When appointed to the United States district bench for the northern district of Ohio Charles T. Sherman and family removed here.  Here he died.  Here also his son, Henry S. Sherman, a brilliant young lawyer, lived all his active professional life.

Here also came Zalmon S. Stocking, who still has business interests in Mansfield, in managing the property of his wife here located.  In my younger years, Mr. Stocking was a druggist in Mansfield, and and excellent business man.

Here also a leader -- I may make it stronger -- the leader of the Cleveland bar some years ago, came Judge M.R. Dickey, after having served the people of Richland on the common pleas bench.  His has been a very active life.  When a boy on his father's farm, south of Mansfield, in 1846, his ear caught the bugle blast which sounded out over the hills and through the valleys of Ohio, that soldiers were needed by the United States for the war with Mexico, and he enlisted and served out the period of his enlistment in the 3rd. Ohio, commanded by Samuel F. Curtis.  Two full companies of Richland county men were in that regiment and I am told that Judge Dickey is one of less than a half dozen survivors of all.  When the Mexican War was over he traveled overland to California, enduring the hardships of such a journey and the dangers as well.  In the war of the rebellion he commanded the 15th. Ohio, but it is as a scholar and a lawyer that his fame is very bright here in Cleveland.  As a bible scholar he is probably without an equal outside the lines of the clergy.  It affords a Mansfield citizen of today pleasure to know that Judge Dickey is so greatly appreciated by lawyers and laymen in the Forest City.

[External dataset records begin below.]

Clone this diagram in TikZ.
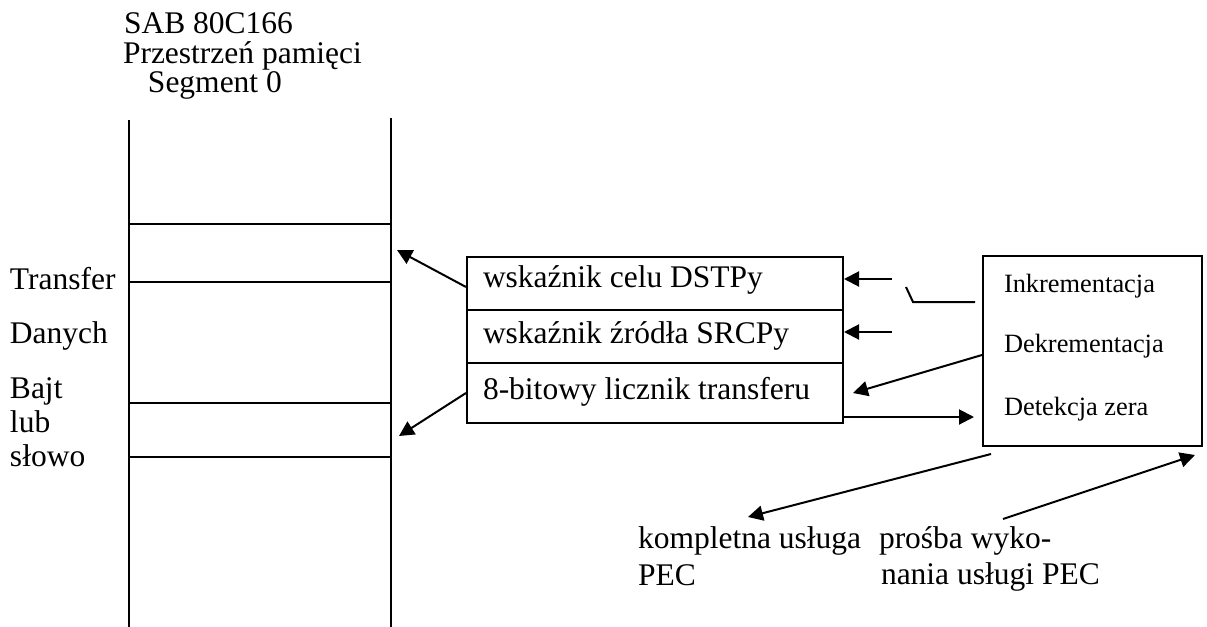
\documentclass[tikz,border=0pt]{standalone}
\usepackage{fontspec}
\setmainfont{Liberation Serif}
\usetikzlibrary{arrows.meta,calc}
\begin{document}
\begin{tikzpicture}[x=0.5pt,y=-0.5pt,
  line width=1pt,
  txt/.style={inner sep=0pt, anchor=base west, font=\fontsize{15.75pt}{18pt}\selectfont},
  small/.style={inner sep=0pt, anchor=base west, font=\fontsize{13.2pt}{16pt}\selectfont},
  reg/.style={draw, rectangle, minimum width=188pt, inner sep=0pt},
  arr/.style={-{Triangle[length=7.5pt,width=7.5pt]}},
]
\useasboundingbox (0,0) rectangle (1207,627);

% title
\node[txt] (t1) at (123,33) {SAB 80C166};
\node[txt] (t2) at (122,63) {Przestrzeń pamięci};
\node[txt] (t3) at (147,92) {Segment 0};

% memory segment column
\draw (129,120) -- (129,627);
\draw (391,118) -- (391,627);
\foreach \y in {224,282,403,457} \draw (129,\y) -- (391,\y);

% labels beside the column
\node[txt] (l1) at (9,289) {Transfer};
\node[txt] (l2) at (9,343) {Danych};
\node[txt] (l3) at (9,398) {Bajt};
\node[txt] (l4) at (9,432) {lub};
\node[txt] (l5) at (9,466) {słowo};

% PEC channel registers
\node[reg, minimum height=26.5pt] (dst) at (655,283.5) {};
\node[reg, minimum height=26.5pt] (src) at (655,336.5) {};
\node[reg, minimum height=30pt] (cnt) at (655,393) {};
\node[txt] (dstT) at (482,287) {wskaźnik celu DSTPy};
\node[txt] (srcT) at (482,343) {wskaźnik źródła SRCPy};
\node[txt] (cntT) at (482,399) {8-bitowy licznik transferu};

% control unit
\node[draw, rectangle, minimum width=109.5pt, minimum height=95pt, inner sep=0pt] (ctl) at (1092.5,351) {};
\node[small] (c1) at (1003,292) {Inkrementacja};
\node[small] (c2) at (1003,352) {Dekrementacja};
\node[small] (c3) at (1003,415) {Detekcja zera};

% free ends of connectors
\coordinate (m1) at (397,250);
\coordinate (m2) at (399,436);
\coordinate (p1) at (892,279);
\coordinate (p2) at (892,332);
\coordinate (h1) at (906,287);
\coordinate (h2) at (913,302);
\coordinate (h3) at (975,302);
\coordinate (q1) at (853,393);
\coordinate (q2) at (974,417);
\coordinate (r1) at (991,454);
\coordinate (r2) at (748,517);
\coordinate (s1) at (1003,519);
\coordinate (s2) at (1195,455);

% connectors
\draw[arr] ($(dst.west)+(0,3.5)$) -- (m1);
\draw[arr] (cnt.west) -- (m2);
\draw[arr] (p1) -- (p1 -| dst.east);
\draw[arr] (p2) -- (p2 -| src.east);
\draw (h1) -- (h2) -- (h3);
\draw[arr] ($(ctl.west)+(0,4)$) -- (q1);
\draw[arr] (q2 -| cnt.east) -- (q2);
\draw[arr] (r1) -- (r2);
\draw[arr] (s1) -- (s2);

% status lines
\node[txt] (k1) at (637,548) {kompletna usługa};
\node[txt] (k2) at (637,585) {PEC};
\node[txt] (k3) at (878,548) {prośba wyko-};
\node[txt] (k4) at (880,584) {nania usługi PEC};
\end{tikzpicture}
\end{document}
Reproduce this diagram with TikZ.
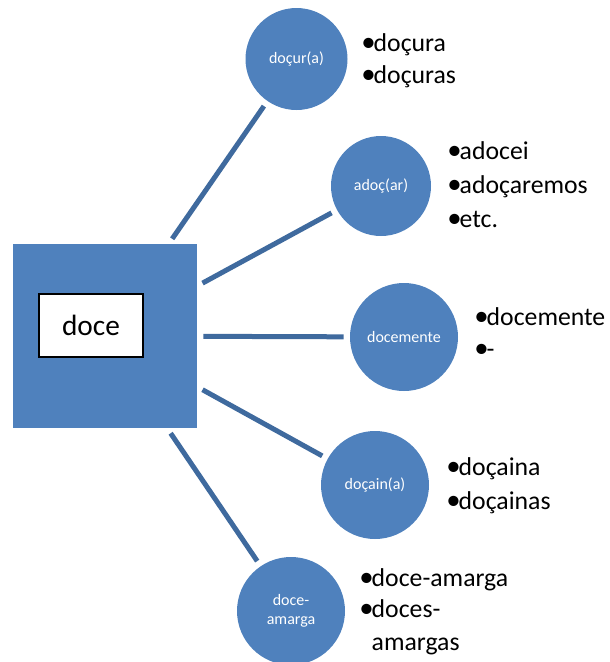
\documentclass[tikz,border=0pt]{standalone}
\usepackage{fontspec}
\usepackage{graphicx}
\setmainfont{Carlito}
\definecolor{accent}{HTML}{4F81BD}
\definecolor{linkc}{HTML}{3F6A9E}
\newcommand\bulmark{\makebox[8.6pt][l]{\hspace*{-0.6pt}\raisebox{-0.5pt}{\scalebox{1.12}{•}}}}
\begin{document}
\begin{tikzpicture}[x=0.75pt,y=-0.75pt,
  hub/.style={fill=accent, minimum size=138pt, inner sep=0pt, draw=none},
  word/.style={draw=black, line width=1.1pt, fill=white, minimum width=78pt, minimum height=47.25pt, inner sep=0pt, font=\fontsize{22}{26}\selectfont},
  stem/.style={circle, fill=accent, inner sep=0pt, text=white, font=\fontsize{12}{14.6}\selectfont, align=center},
  link/.style={draw=linkc, line width=3.75pt, shorten <=4.5pt, shorten >=4.5pt},
  item/.style={anchor=base west, inner sep=0pt, font=\fontsize{19.3}{23}\selectfont}
]
\useasboundingbox (0,0) rectangle (610,662);
\node[hub] (hub) at (105,336) {};
\node[word] (root) at (91,325.5) {doce};

\node[stem, minimum size=76.5pt] (c1) at (296.5,59) {doçur(a)};
\node[stem, minimum size=75pt] (c2) at (381,186) {adoç(ar)};
\node[stem, minimum size=81pt] (c3) at (404,337) {docemente};
\node[stem, minimum size=81pt] (c4) at (375,485) {doçain(a)};
\node[stem, minimum size=81pt] (c5) at (291,611) {doce-\\amarga};

\draw[link] (hub) -- (c1);
\draw[link] (hub) -- (c2);
\draw[link] (hub) -- (c3);
\draw[link] (hub) -- (c4);
\draw[link] (hub) -- (c5);

\node[item] (i1a) at (362,51) {\bulmark doçura};
\node[item] (i1b) at (362,83) {\bulmark doçuras};
\node[item] (i2a) at (448,159) {\bulmark adocei};
\node[item] (i2b) at (448,193) {\bulmark adoçaremos};
\node[item] (i2c) at (448,227) {\bulmark etc.};
\node[item] (i3a) at (475,325) {\bulmark docemente};
\node[item] (i3b) at (475,357) {\bulmark -};
\node[item] (i4a) at (447,475) {\bulmark doçaina};
\node[item] (i4b) at (447,509) {\bulmark doçainas};
\node[item] (i5a) at (360,586) {\bulmark doce-amarga};
\node[item] (i5b) at (360,617) {\bulmark doces-};
\node[item] (i5c) at (360,650) {\hspace*{8.6pt}amargas};
\end{tikzpicture}
\end{document}
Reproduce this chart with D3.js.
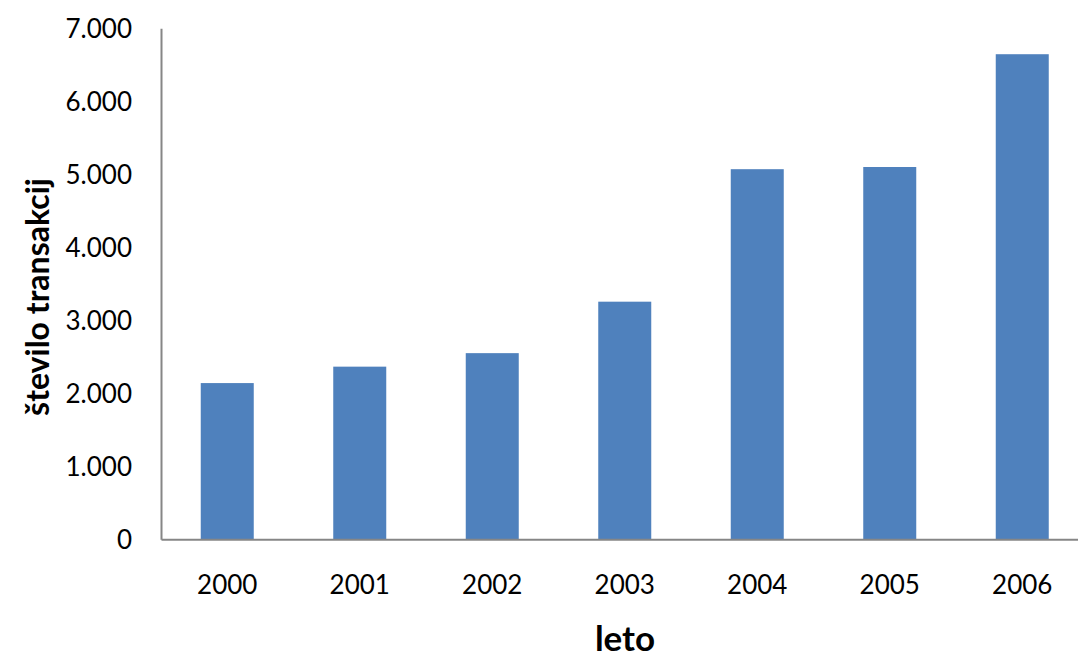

Then too from the old county came here John S. Henderson, son of Dr. James P. Henderson.  He is of the firm of Henderson & Kline, a good law firm.

Senator A.M. Burns, who was a young lawyer when the war in 1861 occurred, and who gave his early years to the service and in defense of the flag, who later was our state senator, we find him here practicing his profession.  He ranks well among Cleveland lawyers, and last fall was much spoken of as a suitable man for the bench.  He is prosperous, and I often see him when in the city.

There is still another, one who was once mayor of Mansfield, the Hon. A. Shutz.  Several years ago he removed here and here he dwells.

A.G. Carpenter, Esq., son of our William B. Carpenter, established himself here in practice and ranks well among the younger men of the legal profession.

Then Shelby is well represented in the person of James Dempsey, son of Colonel Dempsey.  He is associated in the firm of Squire, Sanders & Dempsey, a law firm having few superiors.

I fear I will trespass on your space if I further particularize.  There are men and other young limbs of the law in this city whose birth spots and early homes were in old Richland.  Hills of Plymouth, McMillen of Shelby, Boals of Springfield and Farber of Perry, these are young physicians, ministers, merchants, machinists and others, and all believe that they have bettered their fortunes by leaving the land of the Mohican and making new homes in the city of the lakes.

I must not omit the superintendent of C.A. & C. Railroad, James Barrett.  He was a little boy in our public schools in the days when J.H. Reed was superintendent of the Mansfield Schools and Col. Burns, Judge Myers and Henry C. Hedges were the board of education, a little Irish boy, and I remember that it was against a combination that Jimmy was kept in the public schools and not compelled to attend the parochial school.  He honored Mansfield by his capacity and energy.

As I close I see approaching the hotel "Burk", who aforetime was your editor, who for a time after his resignation was at Springfield, Mo., and now is here on the Leader.  You see the old county is well represented.  -- H.C.H.